R. – In rapporto con l’Expo, dove abbiamo presentato parte del programma, il Festival vuole dialogare sulle modalità, non tanto del cibo, ma delle culture, quelle che il pellegrino e il viandante cattura camminando, chiedendo, essendo un soggetto attivo perché è in movimento. E quando una persona è in movimento, cambia i luoghi, cambia le visioni e poi naturalmente cambia se stessa.
D. – Spiritualità, arte, cultura, natura: quali sono gli appuntamenti più importanti di questo Festival?
R. – Trovo fantastico che abbiamo in contemporanea mons. Giancarlo Vecerrica, con il Pellegrinaggio Macerata-Loreto – che, dal tramonto all’alba, porta 100 mila persone, tutte insieme, cantando, lungo i 30 chilometri del percorso – e nello stesso momento abbiamo tante iniziative pugliesi o piemontesi nelle quali un gruppo di persone – seppur molto meno numeroso – riesce a dare senso e vita a percorsi dimenticati, che testimoniano una grande spiritualità, uno spirito di condivisione e di eco-sostenibilità, che parlano un linguaggio che non vuole chiudersi in una dimensione specifica, ma che anzi cerca collegamento e dialogo. Sono oltre 400 eventi e coinvolgono cinque nazioni diverse. Il Cammino della Pace organizzato da mons. Andreatta –  da Betlemme a Gerusalemme –  che sarà a metà ottobre, a Roma. Nello stesso periodo, convergeranno tutti i pellegrini che da Trondheim, dopo quasi 3.000 kilometri, arriveranno in città. Ci saranno i bambini che si sposteranno nei luoghi delle diverse religioni, perché il dibattito interreligioso è oggi decisivo. I bambini passeranno dall’imam, per poi andare alla sinagoga, fino ad arrivare a Piazza San Pietro.
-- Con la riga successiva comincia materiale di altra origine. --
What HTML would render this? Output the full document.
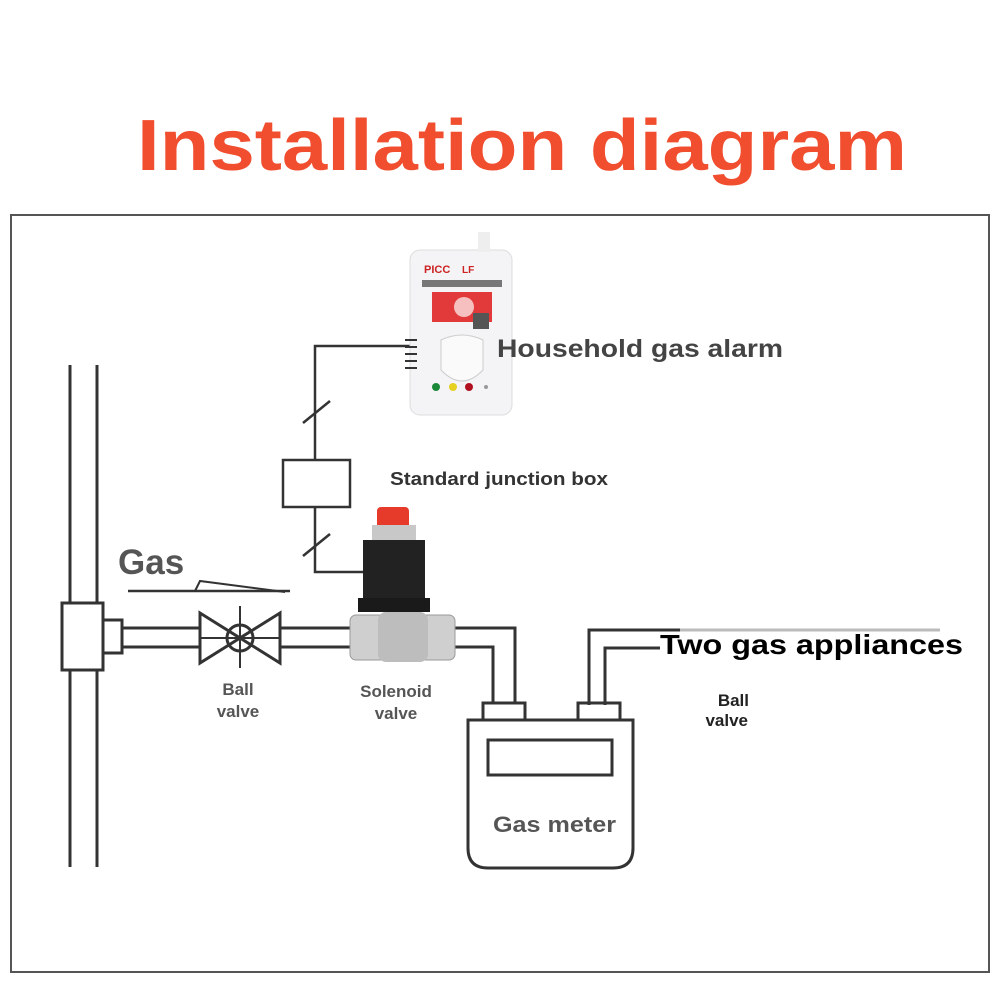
<!DOCTYPE html>
<html><head><meta charset="utf-8"><style>
html,body{margin:0;padding:0;background:#fff;}
svg{display:block}
text{font-family:"Liberation Sans","DejaVu Sans",sans-serif;font-weight:bold}
</style></head><body>
<svg width="1000" height="1000" viewBox="0 0 1000 1000" xmlns="http://www.w3.org/2000/svg">
<rect width="1000" height="1000" fill="#fff"/>
<text x="522" y="170" text-anchor="middle" font-size="72" fill="#f14e2f" textLength="770" lengthAdjust="spacingAndGlyphs">Installation diagram</text>
<rect x="11" y="215" width="978" height="757" fill="none" stroke="#555" stroke-width="2"/>
<g fill="none" stroke="#333" stroke-width="3">
<line x1="70" y1="365" x2="70" y2="867"/>
<line x1="97" y1="365" x2="97" y2="867"/>
<rect x="62" y="603" width="41" height="67" fill="#fff"/>
<rect x="103" y="620" width="19" height="33" fill="#fff"/>
<line x1="122" y1="628" x2="200" y2="628"/>
<line x1="122" y1="647" x2="200" y2="647"/>
<polygon points="200,613 240,638 200,663" fill="#fff"/>
<polygon points="280,613 240,638 280,663" fill="#fff"/>
<circle cx="240" cy="638" r="13"/>
<line x1="240" y1="606" x2="240" y2="668" stroke-width="2"/>
<line x1="200" y1="638" x2="280" y2="638" stroke-width="2"/>
<line x1="280" y1="628" x2="352" y2="628"/>
<line x1="280" y1="647" x2="352" y2="647"/>
<polyline points="455,628 515,628 515,705"/>
<polyline points="455,647 493,647 493,705"/>
<rect x="483" y="703" width="42" height="17" fill="#fff"/>
<rect x="578" y="703" width="42" height="17" fill="#fff"/>
<path d="M468,720 H633 V848 Q633,868 613,868 H488 Q468,868 468,848 Z" fill="#fff"/>
<rect x="488" y="740" width="124" height="35"/>
<polyline points="589,705 589,630 680,630"/>
<polyline points="605,705 605,648 660,648"/>
<polyline points="410,346 315,346 315,460" stroke-width="2.5"/>
<line x1="303" y1="423" x2="330" y2="401" stroke-width="2.5"/>
<rect x="283" y="460" width="67" height="47" stroke-width="2.5"/>
<polyline points="315,507 315,572 365,572" stroke-width="2.5"/>
<line x1="303" y1="556" x2="330" y2="534" stroke-width="2.5"/>
<line x1="128" y1="591" x2="290" y2="591" stroke-width="2.5"/>
<polyline points="195,591 200,581 285,592" stroke-width="2"/>
</g>
<line x1="680" y1="630" x2="940" y2="630" stroke="#bbb" stroke-width="3"/>
<rect x="377" y="507" width="32" height="22" rx="4" fill="#e63a2a"/>
<rect x="372" y="525" width="44" height="18" fill="#c8c8c8"/>
<rect x="363" y="540" width="62" height="60" fill="#222"/>
<rect x="358" y="598" width="72" height="14" fill="#1a1a1a"/>
<rect x="350" y="615" width="105" height="45" rx="6" fill="#cfcfcf" stroke="#999"/>
<rect x="378" y="612" width="50" height="50" rx="8" fill="#bdbdbd"/>
<rect x="410" y="250" width="102" height="165" rx="10" fill="#f4f4f6" stroke="#ddd"/>
<rect x="478" y="232" width="12" height="20" fill="#eee"/>
<text x="424" y="273" font-size="11" fill="#c22">PICC</text>
<text x="462" y="273" font-size="10" fill="#c22">LF</text>
<rect x="422" y="280" width="80" height="7" fill="#777"/>
<rect x="432" y="292" width="60" height="30" fill="#e23a3a"/>
<circle cx="464" cy="307" r="10" fill="#f6c0c0"/>
<rect x="473" y="313" width="16" height="16" fill="#555"/>
<path d="M441,340 Q462,330 483,340 V370 Q462,392 441,370 Z" fill="#fafafa" stroke="#ccc"/>
<g stroke="#333" stroke-width="2"><line x1="405" y1="340" x2="417" y2="340"/><line x1="405" y1="347" x2="417" y2="347"/><line x1="405" y1="354" x2="417" y2="354"/><line x1="405" y1="361" x2="417" y2="361"/><line x1="405" y1="368" x2="417" y2="368"/></g>
<circle cx="436" cy="387" r="4" fill="#1a8a3a"/>
<circle cx="453" cy="387" r="4" fill="#e6d020"/>
<circle cx="469" cy="387" r="4" fill="#b01020"/>
<circle cx="486" cy="387" r="2" fill="#999"/>
<text x="118" y="574" font-size="35" fill="#555">Gas</text>
<text x="497" y="357" font-size="25" fill="#444" textLength="286" lengthAdjust="spacingAndGlyphs">Household gas alarm</text>
<text x="390" y="485" font-size="18" fill="#333" textLength="218" lengthAdjust="spacingAndGlyphs">Standard junction box</text>
<text x="660" y="654" font-size="28" fill="#000" textLength="303" lengthAdjust="spacingAndGlyphs">Two gas appliances</text>
<g font-size="17" fill="#555" text-anchor="middle">
<text x="238" y="695">Ball</text><text x="238" y="717">valve</text>
<text x="396" y="697">Solenoid</text><text x="396" y="719">valve</text>
</g>
<g font-size="17" fill="#222" text-anchor="end">
<text x="749" y="706">Ball</text><text x="748" y="726">valve</text>
</g>
<text x="493" y="832" font-size="22" fill="#555" textLength="123" lengthAdjust="spacingAndGlyphs">Gas meter</text>
</svg>
</body></html>
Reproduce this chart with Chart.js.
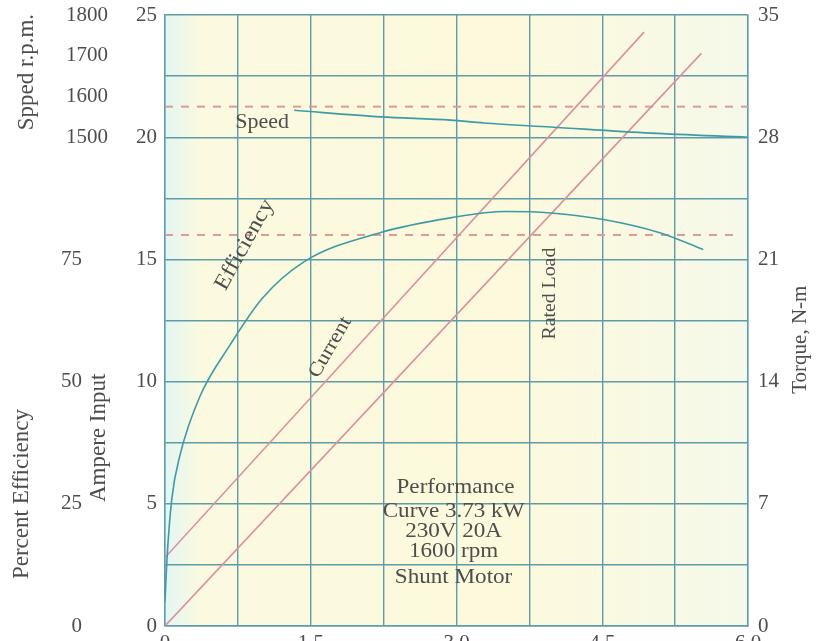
<!DOCTYPE html>
<html>
<head>
<meta charset="utf-8">
<script src="https://cdn.jsdelivr.net/npm/chart.js@4"></script>
<style>
  html, body { margin: 0; padding: 0; background: #ffffff; overflow: hidden; }
  #wrap { width: 820px; height: 641px; overflow: hidden; }
</style>
</head>
<body>
<div id="wrap"><canvas id="motorChart" width="820" height="657"></canvas></div>
<script>
// output power, kW
const effKw = [0, 0.02, 0.07, 0.155, 0.36, 0.67, 1.0, 1.43, 2.22, 2.94, 3.5, 3.97, 4.5, 5.1, 5.54];
const effPct = [5, 13.5, 26, 35, 47, 57.5, 67, 74.5, 80.5, 83.5, 84.8, 84.5, 83.2, 80.4, 77];

const speedKw = [1.33, 2.22, 2.94, 3.28, 3.97, 5.0, 6.0];
const speedRpm = [1566, 1550, 1542, 1535, 1525, 1510, 1500];

const currentKw = [0, 4.93];
const currentAmp = [2.8, 24.3];

const torqueKw = [0, 5.52];
const torqueNm = [0, 32.8];

// dashed reference lines
const speedRefKw = [0, 6.0];
const speedRef = [1575, 1575];
const effRefKw = [0, 5.9];
const effRef = [80, 80];

// tick labels
const kwLabels = ["0", "1.5", "3.0", "4.5", "6.0"];
const speedLabels = [1500, 1600, 1700, 1800];
const effLabels = [0, 25, 50, 75];

const teal = "#3f9aa8";
const pink = "#d990a0";
const gridCol = "#5f9ca8";
const txtCol = "#4d4d4d";
const serif = "'Liberation Serif', 'DejaVu Serif', serif";

function pts(xs, ys) {
  return xs.map((x, i) => ({ x: x, y: ys[i] }));
}

// no extra room above/below the y axes
function noPad(w) {
  return (s) => { s.width = w; s.paddingTop = 0; s.paddingBottom = 0; };
}

// plot background + notes on the graph
const paperPlugin = {
  id: "paper",
  beforeDraw(chart) {
    const { ctx, chartArea: a } = chart;
    ctx.save();
    const g = ctx.createLinearGradient(a.left, 0, a.right, 0);
    g.addColorStop(0, "#e3f6f4");
    g.addColorStop(0.06, "#fbf9df");
    g.addColorStop(0.6, "#fcf9dc");
    g.addColorStop(1, "#f6f9ea");
    ctx.fillStyle = g;
    ctx.fillRect(a.left, a.top, a.right - a.left, a.bottom - a.top);
    ctx.restore();
  },
  afterDatasetsDraw(chart) {
    const { ctx, scales } = chart;
    const x = scales.x, yA = scales.yA;
    const put = (text, kw, amp, rot, size) => {
      ctx.save();
      ctx.translate(x.getPixelForValue(kw), yA.getPixelForValue(amp));
      ctx.rotate((rot || 0) * Math.PI / 180);
      ctx.scale(1.1, 1);
      ctx.font = (size || 21) + "px " + serif;
      ctx.fillStyle = txtCol;
      ctx.textAlign = "center";
      ctx.textBaseline = "middle";
      ctx.fillText(text, 0, 0);
      ctx.restore();
    };
    put("Speed", 1.0, 20.6, 0, 20);
    put("Efficiency", 0.82, 15.6, -61, 22);
    put("Current", 1.7, 11.4, -60, 20);
    put("Rated Load", 3.97, 13.6, -90, 18);
    put("Performance", 2.99, 5.65);
    put("Curve 3.73 kW", 2.97, 4.68);
    put("230V 20A", 2.97, 3.86);
    put("1600 rpm", 2.97, 3.05);
    put("Shunt Motor", 2.97, 2.0);

    // axis titles
    const a = chart.chartArea;
    const side = (text, px, py, size) => {
      ctx.save();
      ctx.translate(px, py);
      ctx.rotate(-Math.PI / 2);
      ctx.font = (size || 23) + "px " + serif;
      ctx.fillStyle = txtCol;
      ctx.textAlign = "center";
      ctx.textBaseline = "middle";
      ctx.fillText(text, 0, 0);
      ctx.restore();
    };
    side("Spped r.p.m.", 27, scales.ySpeed.getPixelForValue(1660));
    side("Percent Efficiency", 22, scales.yEff.getPixelForValue(27));
    side("Ampere Input", 99, yA.getPixelForValue(7.7));
    side("Torque, N-m", a.right + 52, scales.yT.getPixelForValue(16.4), 21);
  }
};

const tickFont = { family: serif, size: 21 };

new Chart(document.getElementById("motorChart"), {
  type: "line",
  data: {
    datasets: [
      { label: "Efficiency", data: pts(effKw, effPct), yAxisID: "yEff",
        borderColor: teal, borderWidth: 1.6, pointRadius: 0, tension: 0.4,
        cubicInterpolationMode: "monotone" },
      { label: "Speed", data: pts(speedKw, speedRpm), yAxisID: "ySpeed",
        borderColor: teal, borderWidth: 1.6, pointRadius: 0, tension: 0.4,
        cubicInterpolationMode: "monotone" },
      { label: "Current", data: pts(currentKw, currentAmp), yAxisID: "yA",
        borderColor: pink, borderWidth: 1.6, pointRadius: 0 },
      { label: "Torque", data: pts(torqueKw, torqueNm), yAxisID: "yT",
        borderColor: pink, borderWidth: 1.6, pointRadius: 0 },
      { label: "Rated speed", data: pts(speedRefKw, speedRef), yAxisID: "ySpeed",
        borderColor: "#dc9c94", borderWidth: 2, borderDash: [8, 8], pointRadius: 0 },
      { label: "Eff. ref", data: pts(effRefKw, effRef), yAxisID: "yEff",
        borderColor: "#dc9c94", borderWidth: 2, borderDash: [8, 8], pointRadius: 0 }
    ]
  },
  options: {
    responsive: false,
    animation: false,
    layout: { padding: { top: 15, left: 0, right: 0, bottom: 0 } },
    plugins: { legend: { display: false }, tooltip: { enabled: false } },
    scales: {
      x: {
        type: "linear", min: 0, max: 6,
        grid: { color: gridCol, lineWidth: 1.4, drawTicks: false },
        border: { color: gridCol, width: 1.4 },
        ticks: {
          stepSize: 0.75, autoSkip: false, maxRotation: 0, padding: 5,
          color: txtCol, font: tickFont,
          callback: (v) => {
            const i = Math.round(v / 1.5);
            return Math.abs(v - i * 1.5) < 1e-6 ? kwLabels[i] : "";
          }
        },
        afterFit: (s) => { s.height = 31; }
      },
      yA: {
        type: "linear", position: "left", weight: 0, min: 0, max: 25,
        grid: { color: gridCol, lineWidth: 1.4, drawTicks: false },
        border: { color: gridCol, width: 1.4 },
        ticks: {
          stepSize: 2.5, autoSkip: false, padding: 8, color: txtCol, font: tickFont,
          callback: (v) => (v % 5 === 0 ? v : "")
        },
        afterFit: noPad(55)
      },
      yEff: {
        type: "linear", position: "left", weight: 2, min: 0, max: 125,
        grid: { display: false, drawTicks: false }, border: { display: false },
        ticks: {
          stepSize: 25, autoSkip: false, padding: 28, color: txtCol, font: tickFont,
          callback: (v) => (effLabels.includes(v) ? v : "")
        },
        afterFit: noPad(110)
      },
      ySpeed: {
        type: "linear", position: "left", weight: 3, min: 300, max: 1800,
        grid: { display: false, drawTicks: false }, border: { display: false },
        ticks: {
          stepSize: 100, autoSkip: false, mirror: true, crossAlign: "far", padding: 66,
          color: txtCol, font: tickFont,
          callback: (v) => (speedLabels.includes(v) ? v : "")
        },
        afterFit: noPad(0)
      },
      yT: {
        type: "linear", position: "right", min: 0, max: 35,
        grid: { display: false, drawTicks: false },
        border: { color: gridCol, width: 1.4 },
        ticks: { stepSize: 7, autoSkip: false, padding: 10, color: txtCol, font: tickFont },
        afterFit: noPad(72)
      }
    }
  },
  plugins: [paperPlugin]
});
</script>
</body>
</html>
Le parole sono semplici, chiare, ma a volte proprio per questo rivoluzionarie: condivisione, rispetto dell’altro e una gioiosità che abbiamo dimenticato nelle nostre “cupezze” quotidiane.
D. – Ma chi sono oggi i pellegrini e cosa cercano?
R. – Ce n’è una fetta importante, ancorché non maggioritaria, che lo fa per un motivo religioso in senso stretto. Ce ne sono poi altri che lo fanno per un’istanza condivisa nei momenti difficili. Io ho incontrato tanti ragazzi che hanno perso il lavoro e che hanno deciso di fare chiarezza liberando il cuore, non solo la mente, arrivando stanchi, ma con la voglia di condividere parole e pensieri alla fine della giornata. Ci sono poi altre persone che lo fanno con attenzione estrema ai temi, ad esempio a quelli di natura ambientale. A queste espressioni tra loro anche diverse e articolate – ma tutte afferenti al tema del cammino, del pellegrinaggio, della ricerca del luogo, ma soprattutto di se stessi – noi diamo valore primario. Eugenio Murrali, Radio Vaticana, Radiogiornale del 13 giugno 2015.